# TASK TO CARRY OUT:
Find how many lines hold the word "seaborn" and give that number only.

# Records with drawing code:
++++
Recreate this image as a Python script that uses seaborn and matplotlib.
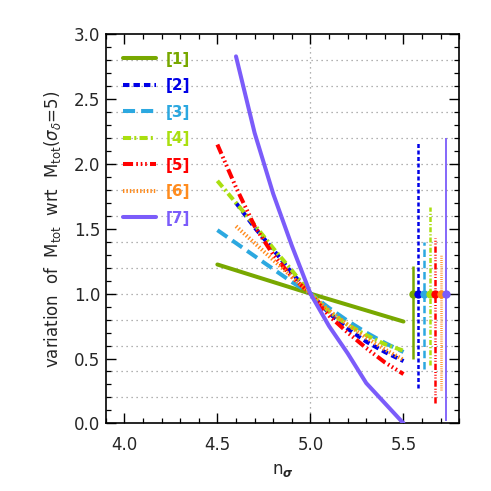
import numpy as np
import pandas as pd
import matplotlib
matplotlib.use("Agg")
import matplotlib.pyplot as plt
import seaborn as sns
from matplotlib.lines import Line2D
from matplotlib.ticker import MultipleLocator

# ---------------- data ----------------
labels = ["[1]", "[2]", "[3]", "[4]", "[5]", "[6]", "[7]"]
colors = ["#78A800", "#0000E6", "#2CA8E0", "#AADF10", "#FF0000", "#FF8C1E", "#7B5CFA"]

x1 = [4.5, 5.0, 5.5]
y1 = [1.225, 1.0, 0.785]

x2 = [4.6, 4.7, 4.8, 4.9, 5.0, 5.1, 5.2, 5.3, 5.4, 5.5]
y2 = [1.70, 1.51, 1.34, 1.16, 1.0, 0.85, 0.73, 0.63, 0.55, 0.48]

x3 = [4.5, 4.6, 4.7, 4.8, 4.9, 5.0, 5.1, 5.2, 5.3, 5.4, 5.5]
y3 = [1.49, 1.39, 1.29, 1.19, 1.09, 1.0, 0.89, 0.79, 0.70, 0.62, 0.55]

x4 = [4.5, 4.6, 4.7, 4.8, 4.9, 5.0, 5.1, 5.2, 5.3, 5.4, 5.5]
y4 = [1.87, 1.70, 1.53, 1.35, 1.18, 1.0, 0.86, 0.76, 0.68, 0.61, 0.56]

x5 = [4.5, 4.6, 4.7, 4.8, 4.9, 5.0, 5.1, 5.2, 5.3, 5.4, 5.5]
y5 = [2.15, 1.82, 1.52, 1.30, 1.13, 1.0, 0.83, 0.70, 0.58, 0.47, 0.38]

x6 = [4.6, 4.7, 4.8, 4.9, 5.0, 5.1, 5.2, 5.3, 5.4, 5.5]
y6 = [1.52, 1.39, 1.26, 1.13, 1.0, 0.87, 0.76, 0.66, 0.57, 0.49]

x7 = [4.6, 4.7, 4.8, 4.9, 5.0, 5.1, 5.2, 5.3, 5.4, 5.5]
y7 = [2.83, 2.24, 1.77, 1.37, 1.0, 0.75, 0.54, 0.31, 0.155, 0.0]

# error bars on the right side
err_x = [5.55, 5.58, 5.61, 5.64, 5.67, 5.70, 5.73]
err_mid = [1.0, 1.0, 1.0, 1.0, 1.0, 1.0, 1.0]
err_lo = [0.50, 0.27, 0.42, 0.45, 0.16, 0.26, 0.02]
err_hi = [1.21, 2.16, 1.40, 1.67, 1.43, 1.30, 2.20]

xs = [x1, x2, x3, x4, x5, x6, x7]
ys = [y1, y2, y3, y4, y5, y6, y7]

# ---------------- style ----------------
styles = [
    "-",
    (0, (1.6, 1.0)),
    (0, (3.0, 1.5)),
    (0, (2.0, 0.8, 0.5, 0.8)),
    (0, (2.5, 0.8, 0.4, 0.7, 0.4, 0.7, 0.4, 0.8)),
    (0, (0.35, 0.5)),
    "-",
]
err_lw = [1.8, 1.8, 1.8, 1.8, 1.8, 1.8, 1.3]

sns.set_theme(style="ticks")
plt.rcParams["font.family"] = ["DejaVu Sans"]
plt.rcParams["mathtext.fontset"] = "dejavusans"

fig = plt.figure(figsize=(4.91, 4.91), dpi=100)
ax = fig.add_axes([0.2153, 0.1378, 0.7202, 0.7923])

# grid
for g in np.arange(0.2, 2.81, 0.2):
    ax.axhline(g, color="#999999", lw=0.9, ls=(0, (1, 3)), zorder=0)
ax.axvline(5.0, color="#999999", lw=0.9, ls=(0, (1, 3)), zorder=0)

LW = 2.9
for i in range(7):
    df = pd.DataFrame({"x": xs[i], "y": ys[i]})
    sns.lineplot(data=df, x="x", y="y", ax=ax, color=colors[i], lw=LW,
                 linestyle=styles[i], sort=False, estimator=None, zorder=3 + i * 0.1)

# error bars
for i in range(7):
    eb = ax.errorbar([err_x[i]], [err_mid[i]],
                     yerr=[[err_mid[i] - err_lo[i]], [err_hi[i] - err_mid[i]]],
                     fmt="none", ecolor=colors[i], elinewidth=err_lw[i], capsize=0, zorder=4)
    eb[2][0].set_linestyle(styles[i])
for i in range(7):
    ax.plot([err_x[i]], [err_mid[i]], "o", color=colors[i], ms=6, mec="none", zorder=6)

ax.set_xlim(3.9, 5.8)
ax.set_ylim(0.0, 3.0)
ax.xaxis.set_major_locator(MultipleLocator(0.5))
ax.xaxis.set_minor_locator(MultipleLocator(0.1))
ax.yaxis.set_major_locator(MultipleLocator(0.5))
ax.yaxis.set_minor_locator(MultipleLocator(0.1))
ax.xaxis.set_major_formatter(matplotlib.ticker.FormatStrFormatter("%.1f"))
ax.yaxis.set_major_formatter(matplotlib.ticker.FormatStrFormatter("%.1f"))
ax.tick_params(which="both", direction="in", top=True, right=True, color="black")
ax.tick_params(which="major", length=7, width=1.0, labelsize=12)
ax.tick_params(which="minor", length=3.5, width=0.9)
ax.tick_params(axis="x", which="major", pad=9)
ax.tick_params(axis="y", which="major", pad=4)
for s in ax.spines.values():
    s.set_linewidth(1.2)
    s.set_color("black")

ax.set_xlabel(r"n$_{\boldsymbol{\sigma}}$", fontsize=12, labelpad=5)
ax.set_ylabel(r"variation  of  M$_{\rm tot}$  wrt  M$_{\rm tot}$($\sigma_{\delta}$=5)",
              fontsize=12, labelpad=8)

handles = [Line2D([0], [0], color=colors[i], lw=LW, linestyle=styles[i]) for i in range(7)]
leg = ax.legend(handles, labels, loc="upper left", bbox_to_anchor=(0.048, 0.955),
                frameon=False, handlelength=2.2, handletextpad=0.6,
                labelspacing=0.75, borderpad=0, borderaxespad=0,
                prop={"weight": "bold", "size": 11})
for t, c in zip(leg.get_texts(), colors):
    t.set_color(c)

fig.savefig("out.png", dpi=100)
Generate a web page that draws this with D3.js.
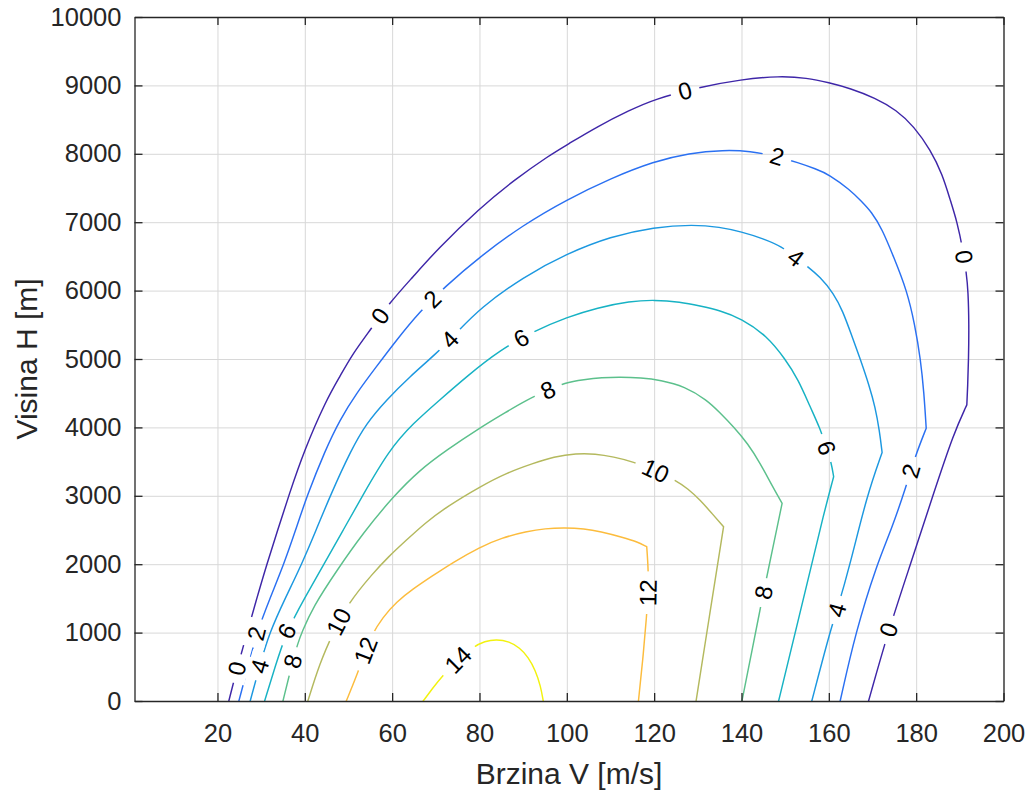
<!DOCTYPE html>
<html>
<head>
<meta charset="utf-8">
<script src="https://cdn.jsdelivr.net/npm/d3@7"></script>
<style>
  html, body { margin: 0; padding: 0; background: #ffffff; }
  svg { display: block; font-family: "Liberation Sans", Arial, Helvetica, sans-serif; }
</style>
</head>
<body>
<svg id="chart" width="1028" height="793"></svg>
<script>
// Rate-of-climb contour levels [m/s] and their line colours (parula)
const levels = [0, 2, 4, 6, 8, 10, 12, 14];
const levelColors = ["#3e26a8", "#2a70f2", "#1c98e0", "#17b2c4", "#5cc08c", "#b4b95e", "#fcbc3d", "#f2f20e"];

// Contour lines as [speed V (m/s), altitude H (m)] pairs, left foot to right foot.
// Each contour is split into smooth pieces that meet at a corner.
const contour0 = [
  [[22.6,0],[24.5,480],[26.8,1000],[29.0,1500],[31.3,2000],[33.8,2500],[36.3,3000],[39.9,3670],[44.9,4400],[48.0,4740],[51.0,5080],[55.3,5450],[59.3,5814],[64.8,6203],[70.2,6594],[80.0,7203],[88.0,7620],[96.1,7982],[100,8129],[107,8400],[114.5,8640],[120,8797],[130.1,8972],[140,9089],[148.7,9137],[155,9110],[160,9040],[164.9,8957],[170.6,8816],[175.5,8640],[179.5,8400],[183.3,8055],[186,7700],[187.8,7325],[189.4,7000],[190.7,6600],[191.5,6253],[191.9,6000],[192.1,5500],[192.0,5000],[191.8,4600],[191.6,4330]],
  [[191.6,4330],[188.6,3914],[184.0,3037],[178.7,2000],[173.5,1000],[169.1,0]]
];
const contour2 = [
  [[24.9,0],[27.0,500],[29.0,1000],[32.0,1500],[35.2,2000],[37.9,2500],[40.5,3000],[44.7,3670],[48.0,4108],[51.8,4498],[56.4,4888],[61.0,5278],[66.3,5691],[72.1,6057],[80.1,6496],[90,6960],[100,7330],[110,7640],[120,7890],[128,8010],[135.9,8056],[142,8040],[148,7965],[153,7870],[157,7780],[160,7700],[164.9,7471],[167.4,7310],[169.8,7150],[172.2,6900],[174.8,6500],[177.9,6000],[179.7,5500],[181,5000],[181.8,4500],[182.3,3987]],
  [[182.3,3987],[179.8,3584],[177.7,3133],[174.3,2500],[171.0,2000],[166.1,1000],[162.6,0]]
];
const contour4 = [
  [[27.5,0],[29.6,500],[31.9,1000],[35.5,1500],[39.3,2000],[42.6,2500],[45.8,3000],[50.6,3670],[54.1,4060],[58.7,4401],[64.0,4741],[70.2,5083],[75.0,5400],[80.1,5740],[90,6200],[100,6540],[110,6790],[120,6930],[129,6965],[135,6930],[140,6860],[145,6760],[149.3,6642],[152.3,6490],[155,6360],[158,6200],[161.1,5960],[163.2,5700],[165.2,5350],[167.2,5000],[169.3,4600],[170.6,4300],[171.6,3950],[172.2,3633]],
  [[172.2,3633],[168.7,3000],[164.9,2000],[161.9,1330],[160.2,1000],[156.1,0]]
];
const contour6 = [
  [[30.8,0],[33.2,500],[35.7,1000],[39.9,1500],[44.4,2000],[48.8,2500],[53.2,3000],[59.3,3670],[64.8,4060],[70.9,4401],[77.0,4741],[84.7,5132],[92.7,5414],[100,5610],[107,5750],[114.5,5845],[120,5865],[126,5835],[130.5,5775],[135,5710],[140,5590],[145.8,5340],[150,5000],[153,4700],[155.7,4303],[158,3987],[159.5,3694],[160.6,3475],[161.1,3279]],
  [[161.1,3279],[158.7,2700],[156.1,2000],[152.3,1000],[148.5,0]]
];
const contour8 = [
  [[35.0,0],[37.2,575],[38.4,843],[39.3,1000],[41.9,1379],[47.4,1915],[53.3,2452],[60.2,2987],[66.3,3377],[72.5,3670],[80,3990],[86,4220],[90.8,4400],[95.7,4547],[99.4,4652],[104,4700],[108,4728],[112.2,4737],[117,4725],[121.4,4693],[127,4600],[132.1,4400],[135,4220],[138.2,4010],[141.5,3760],[144.3,3475],[147,3150],[149.3,2890]],
  [[149.3,2890],[145.8,1817],[144.3,1355],[142.3,700],[140.1,0]]
];
const contour10 = [
  [[40.7,0],[43.4,551],[46.5,1000],[49.9,1428],[55.6,1867],[59,2100],[63.3,2354],[67.5,2600],[72.5,2841],[80.1,3133],[86,3330],[92.3,3475],[97,3570],[102.2,3621],[106.5,3615],[110.7,3570],[115.2,3499],[120.2,3370],[124.8,3231],[127.8,3100],[130.5,2939],[133.2,2745],[135.9,2548]],
  [[135.9,2548],[132.8,1300],[129.6,0]]
];
const contour12 = [
  [[49.5,0],[51.8,355],[53.7,700],[55.3,965],[57.8,1220],[61.0,1450],[64.8,1640],[69.0,1820],[74,2030],[80.1,2250],[85,2385],[90.8,2478],[95,2522],[99.6,2534],[104,2518],[107.6,2480],[113,2390],[116,2330],[118.3,2256]],
  [[118.3,2256],[118.7,1890],[118.6,1583],[118.3,1257],[117.4,600],[116.4,0]]
];
const contour14 = [
  [[67.1,0],[69.2,180],[71.3,355],[75.1,600],[78.6,794],[81.2,875],[83.9,902],[86.8,870],[89.2,780],[91.2,640],[92.8,450],[94,220],[94.6,0]]
];

// Inline label spots: [level, V, H]
const labelSpots = [
  [0, 24.2, 480], [0, 57.3, 5630], [0, 127.1, 8910], [0, 190.8, 6490], [0, 173.8, 1040],
  [2, 28.9, 990], [2, 69.8, 5838], [2, 148.1, 7950], [2, 179.4, 3352],
  [4, 29.6, 510], [4, 72.8, 5307], [4, 152.3, 6472], [4, 161.9, 1330],
  [6, 35.4, 1038], [6, 89.7, 5290], [6, 159.2, 3694],
  [8, 37.5, 575], [8, 95.7, 4547], [8, 145.8, 1575],
  [10, 47.7, 1160], [10, 120.2, 3350],
  [12, 53.7, 746], [12, 118.6, 1583],
  [14, 75.1, 600]
];

// Axis ticks and titles
const xTicks = [20, 40, 60, 80, 100, 120, 140, 160, 180, 200];
const yTicks = [0, 1000, 2000, 3000, 4000, 5000, 6000, 7000, 8000, 9000, 10000];
const xTitle = "Brzina V [m/s]";
const yTitle = "Visina H [m]";

const contours = [contour0, contour2, contour4, contour6, contour8, contour10, contour12, contour14];

const W = 1028, Hh = 793;
const plot = { left: 134.5, right: 1003.5, top: 17, bottom: 701 };
const tickFont = 25.5, labelFont = 24, titleFont = 30;
const ink = "#262626";

const x = d3.scaleLinear().domain([1, 200]).range([plot.left, plot.right]);
const y = d3.scaleLinear().domain([0, 10000]).range([plot.bottom, plot.top]);

const svg = d3.select("#chart");
const defs = svg.append("defs");
defs.append("clipPath").attr("id", "plotClip")
  .append("rect")
  .attr("x", plot.left).attr("y", plot.top)
  .attr("width", plot.right - plot.left).attr("height", plot.bottom - plot.top);

const gapMask = defs.append("mask").attr("id", "labelGaps")
  .attr("maskUnits", "userSpaceOnUse")
  .attr("x", 0).attr("y", 0).attr("width", W).attr("height", Hh);
gapMask.append("rect").attr("width", W).attr("height", Hh).attr("fill", "white");

// Grid
const plotW = plot.right - plot.left, plotH = plot.bottom - plot.top;
const gx = svg.append("g").attr("transform", `translate(0,${plot.bottom})`)
  .call(d3.axisBottom(x).tickValues(xTicks).tickSize(-plotH).tickFormat(""));
const gy = svg.append("g").attr("transform", `translate(${plot.left},0)`)
  .call(d3.axisLeft(y).tickValues(yTicks).tickSize(-plotW).tickFormat(""));
[gx, gy].forEach(g => {
  g.select(".domain").remove();
  g.selectAll(".tick line").attr("stroke", "#d8d8d8").attr("stroke-width", 1);
});

// Contour lines: B-spline pieces joined at corners
const lineGen = d3.line().x(d => x(d[0])).y(d => y(d[1])).curve(d3.curveBasis);
const contourLayer = svg.append("g").attr("clip-path", "url(#plotClip)")
  .append("g").attr("mask", "url(#labelGaps)");
contourLayer.selectAll("path")
  .data(contours)
  .join("path")
  .attr("d", pieces => pieces.map(p => lineGen(p)).join(""))
  .attr("fill", "none")
  .attr("stroke", (d, i) => levelColors[i])
  .attr("stroke-width", 1.45)
  .attr("stroke-linejoin", "round")
  .attr("stroke-linecap", "round");

// Inline labels: snapped onto their contour and turned along it
const labelLayer = svg.append("g");
labelSpots.forEach(([lev, v, h]) => {
  const pts = contours[levels.indexOf(lev)].flat().map(p => [x(p[0]), y(p[1])]);
  const px = x(v), py = y(h);
  let best = { d: Infinity, x: px, y: py, dx: 1, dy: 0 };
  for (let i = 0; i < pts.length - 1; i++) {
    const [ax, ay] = pts[i], [bx, by] = pts[i + 1];
    const dx = bx - ax, dy = by - ay;
    const len2 = dx * dx + dy * dy;
    if (!len2) continue;
    let t = ((px - ax) * dx + (py - ay) * dy) / len2;
    t = Math.max(0, Math.min(1, t));
    const qx = ax + t * dx, qy = ay + t * dy;
    const d = (qx - px) ** 2 + (qy - py) ** 2;
    if (d < best.d) best = { d, x: qx, y: qy, dx, dy };
  }
  let ang = Math.atan2(best.dy, best.dx) * 180 / Math.PI;
  if (ang > 90) ang -= 180;
  if (ang <= -90) ang += 180;
  const tf = `translate(${best.x},${best.y}) rotate(${ang})`;
  const t = labelLayer.append("text")
    .attr("transform", tf)
    .attr("text-anchor", "middle")
    .attr("dy", "0.35em")
    .attr("font-size", labelFont)
    .attr("fill", "#000000")
    .text(lev);
  const w = t.node().getComputedTextLength();
  gapMask.append("rect")
    .attr("transform", tf)
    .attr("x", -w / 2 - 8).attr("y", -11)
    .attr("width", w + 16).attr("height", 22)
    .attr("fill", "black");
});

// Axes box with inward ticks on all four sides
function styleAxis(g) {
  g.select(".domain").attr("stroke", ink).attr("stroke-width", 1.3);
  g.selectAll(".tick line").attr("stroke", ink).attr("stroke-width", 1.3);
  g.selectAll(".tick text").attr("fill", ink);
  g.attr("font-size", tickFont).attr("font-family", null);
}
svg.append("g").attr("transform", `translate(0,${plot.bottom})`)
  .call(d3.axisBottom(x).tickValues(xTicks).tickSizeInner(-8).tickSizeOuter(0).tickPadding(23).tickFormat(d3.format("d")))
  .call(styleAxis);
svg.append("g").attr("transform", `translate(0,${plot.top})`)
  .call(d3.axisTop(x).tickValues(xTicks).tickSizeInner(-8).tickSizeOuter(0).tickFormat(""))
  .call(styleAxis);
svg.append("g").attr("transform", `translate(${plot.left},0)`)
  .call(d3.axisLeft(y).tickValues(yTicks).tickSizeInner(-8).tickSizeOuter(0).tickPadding(13).tickFormat(d3.format("d")))
  .call(styleAxis);
svg.append("g").attr("transform", `translate(${plot.right},0)`)
  .call(d3.axisRight(y).tickValues(yTicks).tickSizeInner(-8).tickSizeOuter(0).tickFormat(""))
  .call(styleAxis);

// Axis titles
svg.append("text")
  .attr("x", (plot.left + plot.right) / 2).attr("y", 783.5)
  .attr("text-anchor", "middle").attr("font-size", titleFont).attr("fill", ink)
  .text(xTitle);
svg.append("text")
  .attr("transform", `translate(36.5,${(plot.top + plot.bottom) / 2}) rotate(-90)`)
  .attr("text-anchor", "middle").attr("font-size", titleFont).attr("fill", ink)
  .text(yTitle);
</script>
</body>
</html>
++++
# RESPONSE FOR THIS EXERCISE:
2